Starting at the first line of the listing below, repeat each line up to and including the one containing "const lp = top(la, labelRadius[i]);". Leave out pictures.
+ + + + +
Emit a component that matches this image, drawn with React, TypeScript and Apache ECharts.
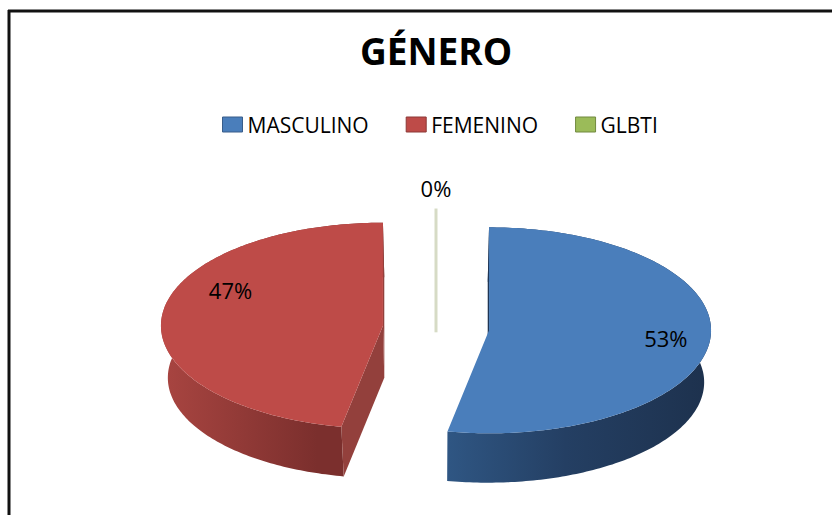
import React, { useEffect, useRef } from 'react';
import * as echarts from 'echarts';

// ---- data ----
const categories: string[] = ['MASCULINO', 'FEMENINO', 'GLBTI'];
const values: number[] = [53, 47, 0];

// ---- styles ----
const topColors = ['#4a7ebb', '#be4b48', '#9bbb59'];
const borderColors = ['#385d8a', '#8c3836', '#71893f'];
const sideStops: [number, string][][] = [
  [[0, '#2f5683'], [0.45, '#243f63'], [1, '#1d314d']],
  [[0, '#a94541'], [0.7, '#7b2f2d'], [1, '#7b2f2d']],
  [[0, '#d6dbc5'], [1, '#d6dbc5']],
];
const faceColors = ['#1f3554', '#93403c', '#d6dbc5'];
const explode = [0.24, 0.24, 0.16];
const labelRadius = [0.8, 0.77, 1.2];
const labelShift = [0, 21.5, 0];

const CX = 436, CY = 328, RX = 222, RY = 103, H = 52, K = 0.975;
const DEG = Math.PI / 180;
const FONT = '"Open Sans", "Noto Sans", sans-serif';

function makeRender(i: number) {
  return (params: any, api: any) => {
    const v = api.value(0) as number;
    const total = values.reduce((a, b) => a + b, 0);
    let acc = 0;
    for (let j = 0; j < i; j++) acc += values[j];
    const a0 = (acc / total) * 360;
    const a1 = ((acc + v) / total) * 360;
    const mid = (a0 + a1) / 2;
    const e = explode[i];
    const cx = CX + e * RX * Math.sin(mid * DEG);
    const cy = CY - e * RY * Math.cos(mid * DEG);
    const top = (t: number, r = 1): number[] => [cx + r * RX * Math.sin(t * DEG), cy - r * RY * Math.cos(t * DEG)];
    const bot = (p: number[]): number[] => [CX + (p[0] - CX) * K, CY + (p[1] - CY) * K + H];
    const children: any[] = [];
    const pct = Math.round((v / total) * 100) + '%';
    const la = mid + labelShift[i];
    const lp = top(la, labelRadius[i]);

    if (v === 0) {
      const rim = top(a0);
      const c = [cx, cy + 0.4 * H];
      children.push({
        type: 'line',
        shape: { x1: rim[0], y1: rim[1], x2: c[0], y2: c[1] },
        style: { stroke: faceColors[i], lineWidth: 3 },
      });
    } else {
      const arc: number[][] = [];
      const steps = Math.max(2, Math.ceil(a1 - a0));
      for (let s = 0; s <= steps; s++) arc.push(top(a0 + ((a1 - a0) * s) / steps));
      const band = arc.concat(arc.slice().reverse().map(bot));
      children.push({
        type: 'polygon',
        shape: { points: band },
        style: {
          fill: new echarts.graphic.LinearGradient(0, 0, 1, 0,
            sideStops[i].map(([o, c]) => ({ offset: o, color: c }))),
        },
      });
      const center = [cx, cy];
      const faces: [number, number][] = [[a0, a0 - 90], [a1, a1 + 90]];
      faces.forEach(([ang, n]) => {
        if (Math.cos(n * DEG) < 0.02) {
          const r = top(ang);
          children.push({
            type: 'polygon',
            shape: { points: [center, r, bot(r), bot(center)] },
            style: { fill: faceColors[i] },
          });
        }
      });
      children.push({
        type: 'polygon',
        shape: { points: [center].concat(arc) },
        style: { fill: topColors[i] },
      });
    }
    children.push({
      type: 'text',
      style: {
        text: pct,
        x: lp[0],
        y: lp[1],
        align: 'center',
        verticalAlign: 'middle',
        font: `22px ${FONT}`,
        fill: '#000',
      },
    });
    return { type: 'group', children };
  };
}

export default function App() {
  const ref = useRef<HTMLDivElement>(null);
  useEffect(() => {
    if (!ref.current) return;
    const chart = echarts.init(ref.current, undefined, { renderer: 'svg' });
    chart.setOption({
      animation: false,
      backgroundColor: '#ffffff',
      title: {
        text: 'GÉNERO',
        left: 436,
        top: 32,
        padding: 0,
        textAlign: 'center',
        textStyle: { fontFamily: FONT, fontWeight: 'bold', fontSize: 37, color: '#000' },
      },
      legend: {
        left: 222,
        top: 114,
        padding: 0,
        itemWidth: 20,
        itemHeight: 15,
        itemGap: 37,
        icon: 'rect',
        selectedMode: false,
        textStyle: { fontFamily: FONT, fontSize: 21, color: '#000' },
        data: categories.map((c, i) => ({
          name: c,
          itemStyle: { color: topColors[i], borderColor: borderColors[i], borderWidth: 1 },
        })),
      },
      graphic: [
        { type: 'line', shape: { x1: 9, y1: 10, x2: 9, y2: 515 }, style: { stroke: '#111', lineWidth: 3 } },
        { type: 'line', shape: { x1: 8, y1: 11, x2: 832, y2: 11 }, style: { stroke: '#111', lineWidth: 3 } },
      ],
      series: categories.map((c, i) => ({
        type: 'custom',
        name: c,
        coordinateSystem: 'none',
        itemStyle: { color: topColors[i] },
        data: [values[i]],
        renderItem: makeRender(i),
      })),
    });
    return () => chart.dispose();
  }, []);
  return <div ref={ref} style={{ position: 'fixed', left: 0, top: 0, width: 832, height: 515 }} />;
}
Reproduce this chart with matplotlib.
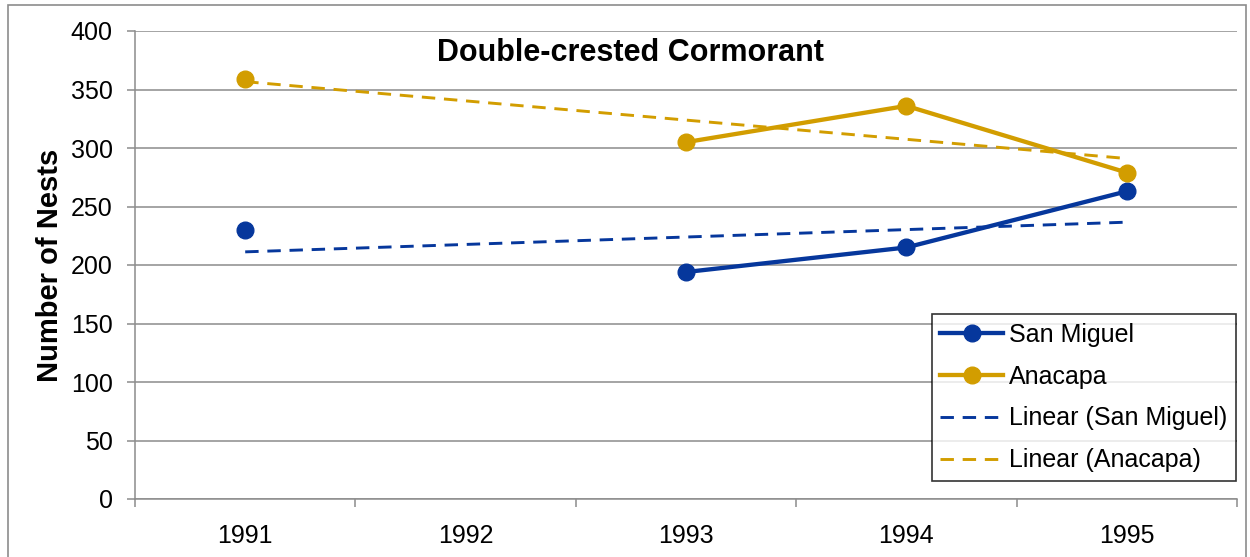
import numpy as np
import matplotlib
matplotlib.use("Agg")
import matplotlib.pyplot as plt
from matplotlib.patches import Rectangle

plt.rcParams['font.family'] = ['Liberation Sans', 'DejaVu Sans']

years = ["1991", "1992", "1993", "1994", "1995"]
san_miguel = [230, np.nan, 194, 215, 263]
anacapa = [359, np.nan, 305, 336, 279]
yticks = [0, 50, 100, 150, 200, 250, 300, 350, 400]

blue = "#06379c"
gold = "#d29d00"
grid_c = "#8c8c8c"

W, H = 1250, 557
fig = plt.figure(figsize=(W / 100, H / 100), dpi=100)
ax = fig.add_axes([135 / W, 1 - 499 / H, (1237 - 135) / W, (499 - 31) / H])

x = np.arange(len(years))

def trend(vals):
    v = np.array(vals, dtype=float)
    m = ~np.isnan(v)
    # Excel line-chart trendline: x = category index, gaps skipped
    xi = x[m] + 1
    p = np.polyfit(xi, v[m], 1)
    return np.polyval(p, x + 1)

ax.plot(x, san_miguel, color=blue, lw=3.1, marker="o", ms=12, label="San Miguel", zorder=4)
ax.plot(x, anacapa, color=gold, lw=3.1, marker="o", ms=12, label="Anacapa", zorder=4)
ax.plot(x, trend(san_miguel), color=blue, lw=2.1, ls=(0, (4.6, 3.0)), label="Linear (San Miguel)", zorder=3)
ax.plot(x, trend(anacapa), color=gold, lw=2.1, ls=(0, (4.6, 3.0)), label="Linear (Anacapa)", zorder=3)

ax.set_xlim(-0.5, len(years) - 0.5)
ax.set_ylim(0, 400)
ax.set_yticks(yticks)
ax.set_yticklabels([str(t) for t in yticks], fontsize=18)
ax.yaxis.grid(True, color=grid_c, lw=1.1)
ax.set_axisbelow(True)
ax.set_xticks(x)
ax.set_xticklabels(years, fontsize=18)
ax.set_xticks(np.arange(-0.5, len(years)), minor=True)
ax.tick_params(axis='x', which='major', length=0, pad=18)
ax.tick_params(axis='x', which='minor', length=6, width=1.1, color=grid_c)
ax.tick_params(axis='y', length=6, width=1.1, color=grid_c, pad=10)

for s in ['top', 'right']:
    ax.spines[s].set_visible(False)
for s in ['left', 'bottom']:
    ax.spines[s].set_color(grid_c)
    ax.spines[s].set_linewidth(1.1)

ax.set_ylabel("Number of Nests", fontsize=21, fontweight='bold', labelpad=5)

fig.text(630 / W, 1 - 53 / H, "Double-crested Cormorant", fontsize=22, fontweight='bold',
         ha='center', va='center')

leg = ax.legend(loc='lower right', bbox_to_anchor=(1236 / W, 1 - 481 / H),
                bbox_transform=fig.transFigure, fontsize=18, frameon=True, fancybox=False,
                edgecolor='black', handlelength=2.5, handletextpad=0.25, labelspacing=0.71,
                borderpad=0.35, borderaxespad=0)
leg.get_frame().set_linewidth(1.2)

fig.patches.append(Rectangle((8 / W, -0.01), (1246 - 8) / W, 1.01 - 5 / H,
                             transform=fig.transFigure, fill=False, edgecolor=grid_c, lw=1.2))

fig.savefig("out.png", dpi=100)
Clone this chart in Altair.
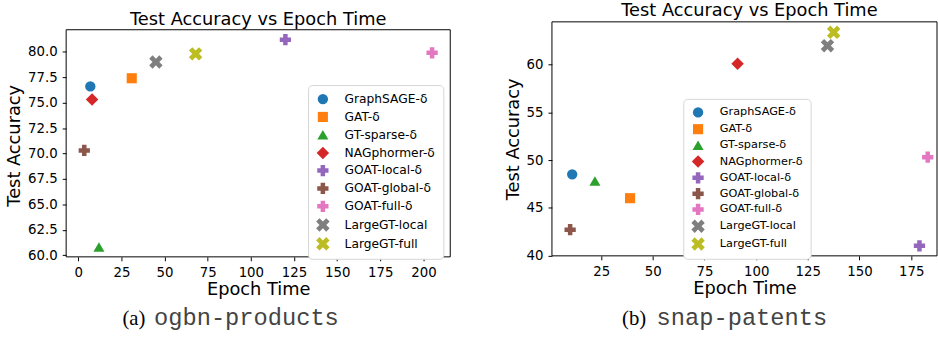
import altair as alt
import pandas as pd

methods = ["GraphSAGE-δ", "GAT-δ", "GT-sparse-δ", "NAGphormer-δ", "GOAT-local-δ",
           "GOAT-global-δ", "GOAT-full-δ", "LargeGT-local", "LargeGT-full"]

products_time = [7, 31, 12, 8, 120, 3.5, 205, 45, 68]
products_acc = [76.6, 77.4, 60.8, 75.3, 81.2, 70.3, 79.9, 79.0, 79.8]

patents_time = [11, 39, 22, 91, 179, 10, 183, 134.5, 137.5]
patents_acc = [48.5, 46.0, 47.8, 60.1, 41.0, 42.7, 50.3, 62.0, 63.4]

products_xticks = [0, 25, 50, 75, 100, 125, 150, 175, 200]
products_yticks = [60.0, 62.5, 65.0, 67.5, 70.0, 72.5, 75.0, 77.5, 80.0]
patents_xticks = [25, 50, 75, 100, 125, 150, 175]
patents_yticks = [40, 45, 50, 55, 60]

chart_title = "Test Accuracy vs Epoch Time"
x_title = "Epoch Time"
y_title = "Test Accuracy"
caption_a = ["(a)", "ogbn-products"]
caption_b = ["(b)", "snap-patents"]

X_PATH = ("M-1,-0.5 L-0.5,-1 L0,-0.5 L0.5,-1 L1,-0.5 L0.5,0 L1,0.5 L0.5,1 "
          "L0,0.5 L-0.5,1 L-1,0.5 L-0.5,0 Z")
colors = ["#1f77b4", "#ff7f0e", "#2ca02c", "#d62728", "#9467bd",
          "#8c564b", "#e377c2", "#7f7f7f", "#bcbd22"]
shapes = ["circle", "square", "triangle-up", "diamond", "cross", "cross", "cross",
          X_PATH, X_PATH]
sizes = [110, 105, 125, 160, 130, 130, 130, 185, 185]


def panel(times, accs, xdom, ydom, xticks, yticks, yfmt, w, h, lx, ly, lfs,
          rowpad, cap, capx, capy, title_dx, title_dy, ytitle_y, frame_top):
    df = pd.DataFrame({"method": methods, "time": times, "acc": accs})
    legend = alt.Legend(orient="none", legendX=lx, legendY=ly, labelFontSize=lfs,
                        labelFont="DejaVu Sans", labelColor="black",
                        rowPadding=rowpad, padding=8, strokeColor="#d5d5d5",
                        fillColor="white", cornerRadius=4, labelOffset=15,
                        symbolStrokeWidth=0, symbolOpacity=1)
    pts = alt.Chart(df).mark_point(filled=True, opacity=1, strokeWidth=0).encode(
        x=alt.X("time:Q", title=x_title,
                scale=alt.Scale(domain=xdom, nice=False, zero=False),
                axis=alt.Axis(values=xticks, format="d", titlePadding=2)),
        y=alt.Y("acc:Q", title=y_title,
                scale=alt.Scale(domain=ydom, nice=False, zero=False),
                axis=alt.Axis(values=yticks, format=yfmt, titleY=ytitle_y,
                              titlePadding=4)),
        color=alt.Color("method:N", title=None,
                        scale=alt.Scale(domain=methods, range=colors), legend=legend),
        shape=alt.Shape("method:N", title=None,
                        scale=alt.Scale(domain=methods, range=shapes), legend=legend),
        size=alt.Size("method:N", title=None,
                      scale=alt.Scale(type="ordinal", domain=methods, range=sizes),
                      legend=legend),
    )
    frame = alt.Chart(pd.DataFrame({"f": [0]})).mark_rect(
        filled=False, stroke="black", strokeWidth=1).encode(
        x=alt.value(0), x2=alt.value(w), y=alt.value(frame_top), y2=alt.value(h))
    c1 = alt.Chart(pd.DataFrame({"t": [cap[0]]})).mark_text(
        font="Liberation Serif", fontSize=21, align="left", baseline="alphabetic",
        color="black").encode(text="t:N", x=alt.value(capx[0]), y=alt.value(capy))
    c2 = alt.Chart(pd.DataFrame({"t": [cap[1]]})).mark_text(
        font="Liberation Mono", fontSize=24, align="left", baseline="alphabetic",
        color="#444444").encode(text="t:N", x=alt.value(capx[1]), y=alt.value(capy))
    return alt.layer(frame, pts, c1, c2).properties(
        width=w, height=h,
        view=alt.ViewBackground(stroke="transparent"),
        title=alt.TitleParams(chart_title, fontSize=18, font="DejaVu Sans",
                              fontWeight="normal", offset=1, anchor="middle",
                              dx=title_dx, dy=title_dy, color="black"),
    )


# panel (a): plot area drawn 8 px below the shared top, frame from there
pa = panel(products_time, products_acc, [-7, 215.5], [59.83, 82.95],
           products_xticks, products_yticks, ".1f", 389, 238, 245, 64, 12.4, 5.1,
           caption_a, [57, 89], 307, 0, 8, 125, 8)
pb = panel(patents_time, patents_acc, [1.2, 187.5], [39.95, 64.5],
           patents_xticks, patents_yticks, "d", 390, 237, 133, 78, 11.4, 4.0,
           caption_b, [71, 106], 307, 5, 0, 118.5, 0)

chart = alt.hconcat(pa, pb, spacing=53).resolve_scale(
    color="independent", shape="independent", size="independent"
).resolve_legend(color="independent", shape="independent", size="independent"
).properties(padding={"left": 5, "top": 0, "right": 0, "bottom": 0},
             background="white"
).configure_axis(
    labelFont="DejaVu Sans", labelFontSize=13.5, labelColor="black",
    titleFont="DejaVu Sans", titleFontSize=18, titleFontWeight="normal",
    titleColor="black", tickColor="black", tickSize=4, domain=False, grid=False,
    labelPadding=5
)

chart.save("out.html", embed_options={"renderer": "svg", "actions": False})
+ + + + +
* **FINISHED TASK**:
Emit a component that matches this image, drawn with React, TypeScript and Apache ECharts.
import React, { useEffect, useRef } from 'react';
import * as echarts from 'echarts';

// ---- data ----
const categories: string[] = ['MASCULINO', 'FEMENINO', 'GLBTI'];
const values: number[] = [53, 47, 0];

// ---- styles ----
const topColors = ['#4a7ebb', '#be4b48', '#9bbb59'];
const borderColors = ['#385d8a', '#8c3836', '#71893f'];
const sideStops: [number, string][][] = [
  [[0, '#2f5683'], [0.45, '#243f63'], [1, '#1d314d']],
  [[0, '#a94541'], [0.7, '#7b2f2d'], [1, '#7b2f2d']],
  [[0, '#d6dbc5'], [1, '#d6dbc5']],
];
const faceColors = ['#1f3554', '#93403c', '#d6dbc5'];
const explode = [0.24, 0.24, 0.16];
const labelRadius = [0.8, 0.77, 1.2];
const labelShift = [0, 21.5, 0];

const CX = 436, CY = 328, RX = 222, RY = 103, H = 52, K = 0.975;
const DEG = Math.PI / 180;
const FONT = '"Open Sans", "Noto Sans", sans-serif';

function makeRender(i: number) {
  return (params: any, api: any) => {
    const v = api.value(0) as number;
    const total = values.reduce((a, b) => a + b, 0);
    let acc = 0;
    for (let j = 0; j < i; j++) acc += values[j];
    const a0 = (acc / total) * 360;
    const a1 = ((acc + v) / total) * 360;
    const mid = (a0 + a1) / 2;
    const e = explode[i];
    const cx = CX + e * RX * Math.sin(mid * DEG);
    const cy = CY - e * RY * Math.cos(mid * DEG);
    const top = (t: number, r = 1): number[] => [cx + r * RX * Math.sin(t * DEG), cy - r * RY * Math.cos(t * DEG)];
    const bot = (p: number[]): number[] => [CX + (p[0] - CX) * K, CY + (p[1] - CY) * K + H];
    const children: any[] = [];
    const pct = Math.round((v / total) * 100) + '%';
    const la = mid + labelShift[i];
    const lp = top(la, labelRadius[i]);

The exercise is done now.